The U.S. ABS market got off to a surprisingly fast start last week, with news of Ford Motor Credit and Drive Financial bringing auto loan deals and MBNA America Bank tapping the credit card sector. Things slowed to a snail's crawl by mid-week, however, with an insurance premium loan deal from AIG Credit marketing throughout the week.

Ford got things started with its first auto loan deal of the quarter and third of the year, a $2 billion 2002-C transaction via Barclays Capital and Lehman Brothers jointly. The lead role was just the first auto mandate for Lehman this year and the third for Barclays. Barclays had never led an ABS for Ford and had only recently joined the selling group with its co-managing role in the 2001-E offering.

As has been the case with Ford recently, the structure contained both fixed- and floating-rate tranches, tailored to suit investor demand. This time around, Ford gave buyers a choice on the one-year A2-A and A2-B fixed- and floating-rate classes that totaled roughly $850 million.

Gauging investor demand for recent offerings, which this month saw weakness in both the two- and three-year parts of the curve, Ford directed most of the supply to the one-year class. "It always makes sense to give investors what they want," said David Kimball, securitization manager at Ford.

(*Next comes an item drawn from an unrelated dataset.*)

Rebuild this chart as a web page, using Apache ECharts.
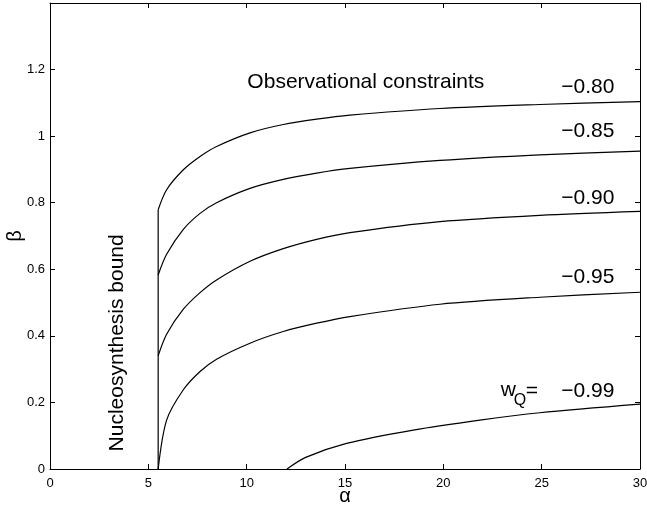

While Ford does not rival Honda or Toyota where spreads are concerned, 2002-C priced four to six basis points inside of its own March pricing for fixed-rate notes and up to 16 inside 2002-A. This was a relatively small offering for Ford to bring, as its previous two ABS this year total $9.28 billion. To date Ford has sold over $11 billion of auto loan supply, versus $16.4 billion sold in 2001.

Dallas-based subprime lender Drive Financial brought a smaller, $175 million 2002-1 deal via Wachovia Securities, featuring a full MBIA wrap. At levels of 33 basis points cheap to the competing Ford deal, Drive quickly priced its offering. Drive expects to be back in the market after selling more than $300 million of 144A auto ABS in 2001.

MBNA brought $750 million of a three-year fixed-rate credit card deal, driven be continued reverse inquiry interest that has been so prevalent in the sector this year. Barclays and Deutsche Bank Securities were joint lead managers for the sixth triple-A card offering from MBNA.

MBNA cleared at four basis points over swaps for its $750 million three-year triple-A 2002-A6, in line with both Citibank and Bank One, which have each priced three-year fixed deals this quarter at four over.

AIG Credit, in the market with $519 million of five-year commercial insurance premium notes via Salomon Smith Barney, marketed throughout the week, widening offered spreads on senior paper to 23-25 basis points over one-month Libor, from initial guidance in the low 20 area. As of press time the offering had not yet priced, but was expected late in the week.

FEP Receivables Funding continued marketing its mutual fund fee deal via Bear Stearns and Marlin Leasing completed its office equipment lease deal via Deutsche Bank. InterStar Securities was expected to bring a $1 billion Australian mortgage-backed ABS for the coming week.